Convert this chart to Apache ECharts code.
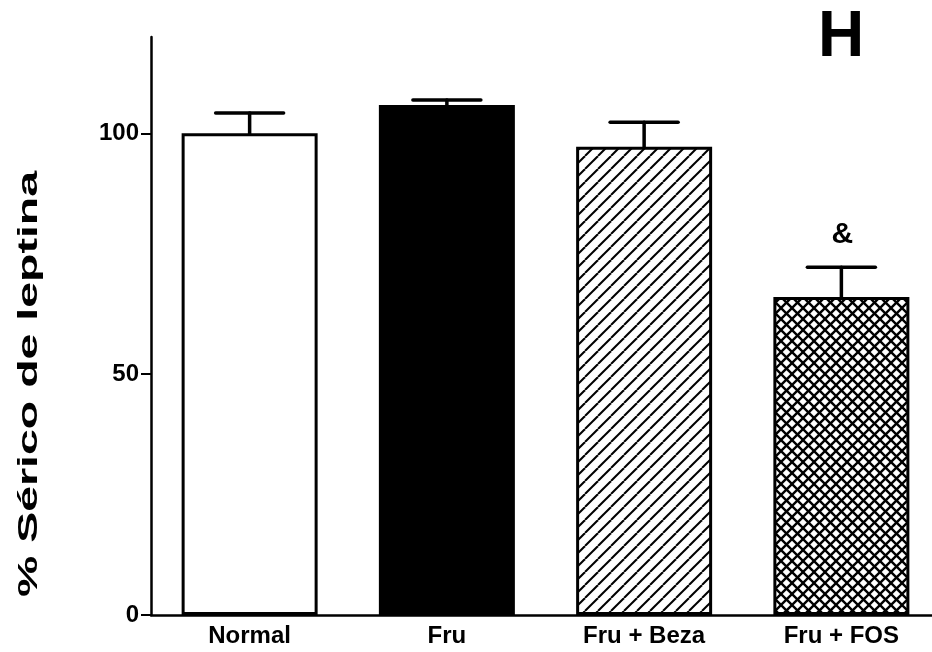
<!DOCTYPE html>
<html>
<head>
<meta charset="utf-8">
<script src="https://cdn.jsdelivr.net/npm/echarts@6/dist/echarts.min.js"></script>
<style>
  html, body { margin: 0; padding: 0; background: #fff; }
  #chart { width: 932px; height: 652px; }
</style>
</head>
<body>
<div id="chart"></div>
<script>
// values (% of normal serum leptin)
const categories = ['Normal', 'Fru', 'Fru + Beza', 'Fru + FOS'];
const means = [100, 105.9, 97.2, 66.0];
const sem = [4.2, 1.0, 5.1, 6.2];
const marks = ['', '', '', '&'];
const yTicks = [0, 50, 100];

const FONT = 'Liberation Sans, Arial, sans-serif';

// hatch fills
function hatch(kind) {
  const s = kind === 'cross' ? 11 : 13;
  const c = document.createElement('canvas');
  c.width = s; c.height = s;
  const g = c.getContext('2d');
  g.fillStyle = '#fff';
  g.fillRect(0, 0, s, s);
  g.strokeStyle = '#000';
  g.lineWidth = kind === 'cross' ? 2.4 : 2;
  const diag = (dir) => {
    for (const o of [-s, 0, s]) {
      g.beginPath();
      if (dir > 0) { g.moveTo(o, s); g.lineTo(o + s, 0); }
      else { g.moveTo(o, 0); g.lineTo(o + s, s); }
      g.stroke();
    }
  };
  diag(1);
  if (kind === 'cross') diag(-1);
  return { image: c, repeat: 'repeat' };
}

const fills = ['#fff', '#000', hatch('diag'), hatch('cross')];

const chart = echarts.init(document.getElementById('chart'), null, { renderer: 'canvas' });

chart.setOption({
  animation: false,
  textStyle: { fontFamily: FONT },
  grid: { left: 151, top: 37, bottom: 37, width: 789, outerBoundsMode: 'none', containLabel: false },
  xAxis: {
    type: 'category',
    data: categories,
    axisLine: { lineStyle: { color: '#000', width: 2.5 } },
    axisTick: { alignWithLabel: true, length: 6, lineStyle: { color: '#000', width: 2 } },
    axisLabel: { color: '#000', fontWeight: 'bold', fontSize: 24, margin: 9 }
  },
  yAxis: {
    type: 'value',
    min: 0,
    max: 120,
    axisLine: { show: true, lineStyle: { color: '#000', width: 2.5 } },
    axisTick: { show: true, length: 10, customValues: yTicks, lineStyle: { color: '#000', width: 2 } },
    axisLabel: { color: '#000', fontWeight: 'bold', fontSize: 24, margin: 12, customValues: yTicks },
    splitLine: { show: false }
  },
  graphic: [
    {
      type: 'text',
      left: 818,
      top: 6,
      style: { text: 'H', fontSize: 64, fontWeight: 'bold', fill: '#000', fontFamily: FONT }
    },
    {
      type: 'text',
      x: 29,
      y: 384,
      rotation: Math.PI / 2,
      scaleX: 1.66,
      style: {
        text: '% Sérico de leptina', fontSize: 28, fontWeight: 'bold', fill: '#000',
        fontFamily: FONT, align: 'center', verticalAlign: 'middle'
      }
    }
  ],
  series: [
    {
      type: 'bar',
      barWidth: 136,
      data: means.map((v, i) => ({
        value: v,
        itemStyle: { color: fills[i], borderColor: '#000', borderWidth: 3 }
      })),
      z: 2
    },
    {
      type: 'custom',
      z: 3,
      data: means.map((v, i) => [i, v, v + sem[i]]),
      renderItem: (params, api) => {
        const base = api.coord([api.value(0), api.value(1)]);
        const top = api.coord([api.value(0), api.value(2)]);
        const half = 34;
        const style = { stroke: '#000', lineWidth: 3.5, lineCap: 'round' };
        const children = [
          { type: 'line', shape: { x1: base[0], y1: base[1], x2: top[0], y2: top[1] }, style },
          { type: 'line', shape: { x1: top[0] - half, y1: top[1], x2: top[0] + half, y2: top[1] }, style }
        ];
        const m = marks[params.dataIndex];
        if (m) {
          children.push({
            type: 'text',
            style: {
              text: m, x: top[0] + 1, y: top[1] - 33, align: 'center', verticalAlign: 'middle',
              fontSize: 30, fontWeight: 'bold', fill: '#000', fontFamily: FONT
            }
          });
        }
        return { type: 'group', children };
      }
    }
  ]
});
</script>
</body>
</html>
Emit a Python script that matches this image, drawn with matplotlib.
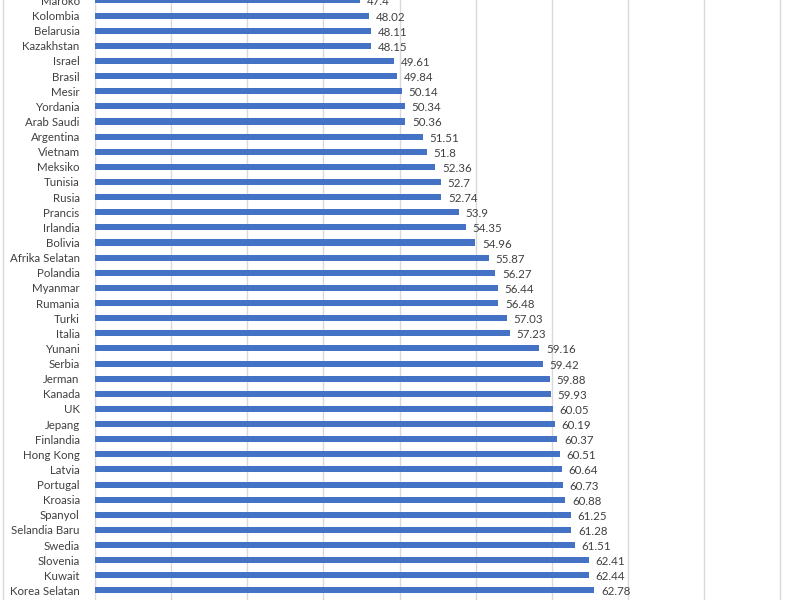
import matplotlib.pyplot as plt

countries = ['Korea Selatan', 'Kuwait', 'Slovenia', 'Swedia', 'Selandia Baru', 'Spanyol',
             'Kroasia', 'Portugal', 'Latvia', 'Hong Kong', 'Finlandia', 'Jepang', 'UK',
             'Kanada', 'Jerman', 'Serbia', 'Yunani', 'Italia', 'Turki', 'Rumania', 'Myanmar',
             'Polandia', 'Afrika Selatan', 'Bolivia', 'Irlandia', 'Prancis', 'Rusia', 'Tunisia',
             'Meksiko', 'Vietnam', 'Argentina', 'Arab Saudi', 'Yordania', 'Mesir', 'Brasil',
             'Israel', 'Kazakhstan', 'Belarusia', 'Kolombia', 'Maroko']
values = [62.78, 62.44, 62.41, 61.51, 61.28, 61.25,
          60.88, 60.73, 60.64, 60.51, 60.37, 60.19, 60.05,
          59.93, 59.88, 59.42, 59.16, 57.23, 57.03, 56.48, 56.44,
          56.27, 55.87, 54.96, 54.35, 53.9, 52.74, 52.7,
          52.36, 51.8, 51.51, 50.36, 50.34, 50.14, 49.84,
          49.61, 48.15, 48.11, 48.02, 47.4]

plt.rcParams['font.family'] = ['Lato', 'DejaVu Sans']

fig = plt.figure(figsize=(8, 6), dpi=100)
ax = fig.add_axes([95 / 800, 0, 705 / 800, 1])

y = range(len(countries))
ax.barh(y, values, left=0, height=0.4, color='#4472C4', zorder=3)
for i, v in enumerate(values):
    ax.text(v + 0.45, i - 0.1, str(v), va='center', ha='left', fontsize=8.3, color='#404040')

ax.set_xlim(30, 76.3)
ax.set_ylim(-0.63, 39.03)
ax.set_xticks(range(30, 80, 5))
ax.set_yticks(list(y))
ax.set_yticklabels(countries, fontsize=8.3, color='#404040')
ax.tick_params(axis='y', length=0, pad=11)
ax.tick_params(axis='x', length=0, labelbottom=False)
ax.grid(axis='x', color='#D9D9D9', linewidth=1, zorder=0)
for s in ['top', 'right', 'bottom']:
    ax.spines[s].set_visible(False)
ax.spines['left'].set_color('#D9D9D9')

fig.add_artist(plt.Line2D([2.5 / 800, 2.5 / 800], [0, 1], color='#D9D9D9', linewidth=1))

fig.savefig('out.png', dpi=100)
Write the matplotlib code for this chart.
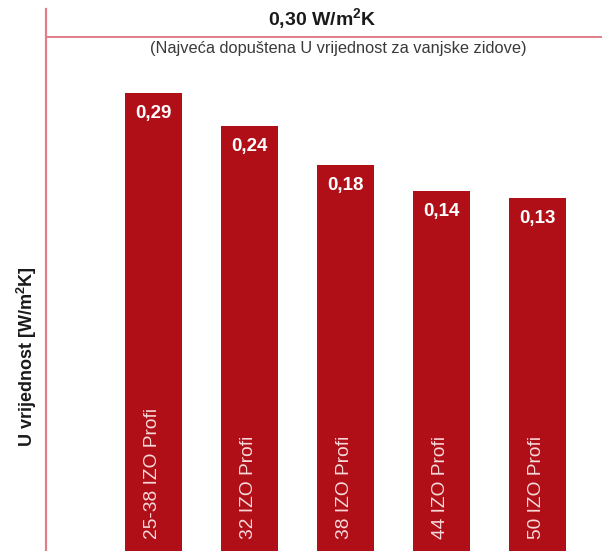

+ + + + +

**Given instruction**
Give again exactly the lines running from the beginning of the material above through the line that contains "const fills = ['#fff', '#000', hatch('diag'), hatch('cross')];", and leave out every picture.

**Task answer**
Convert this chart to Apache ECharts code.
<!DOCTYPE html>
<html>
<head>
<meta charset="utf-8">
<script src="https://cdn.jsdelivr.net/npm/echarts@6/dist/echarts.min.js"></script>
<style>
  html, body { margin: 0; padding: 0; background: #fff; }
  #chart { width: 932px; height: 652px; }
</style>
</head>
<body>
<div id="chart"></div>
<script>
// values (% of normal serum leptin)
const categories = ['Normal', 'Fru', 'Fru + Beza', 'Fru + FOS'];
const means = [100, 105.9, 97.2, 66.0];
const sem = [4.2, 1.0, 5.1, 6.2];
const marks = ['', '', '', '&'];
const yTicks = [0, 50, 100];

const FONT = 'Liberation Sans, Arial, sans-serif';

// hatch fills
function hatch(kind) {
  const s = kind === 'cross' ? 11 : 13;
  const c = document.createElement('canvas');
  c.width = s; c.height = s;
  const g = c.getContext('2d');
  g.fillStyle = '#fff';
  g.fillRect(0, 0, s, s);
  g.strokeStyle = '#000';
  g.lineWidth = kind === 'cross' ? 2.4 : 2;
  const diag = (dir) => {
    for (const o of [-s, 0, s]) {
      g.beginPath();
      if (dir > 0) { g.moveTo(o, s); g.lineTo(o + s, 0); }
      else { g.moveTo(o, 0); g.lineTo(o + s, s); }
      g.stroke();
    }
  };
  diag(1);
  if (kind === 'cross') diag(-1);
  return { image: c, repeat: 'repeat' };
}

const fills = ['#fff', '#000', hatch('diag'), hatch('cross')];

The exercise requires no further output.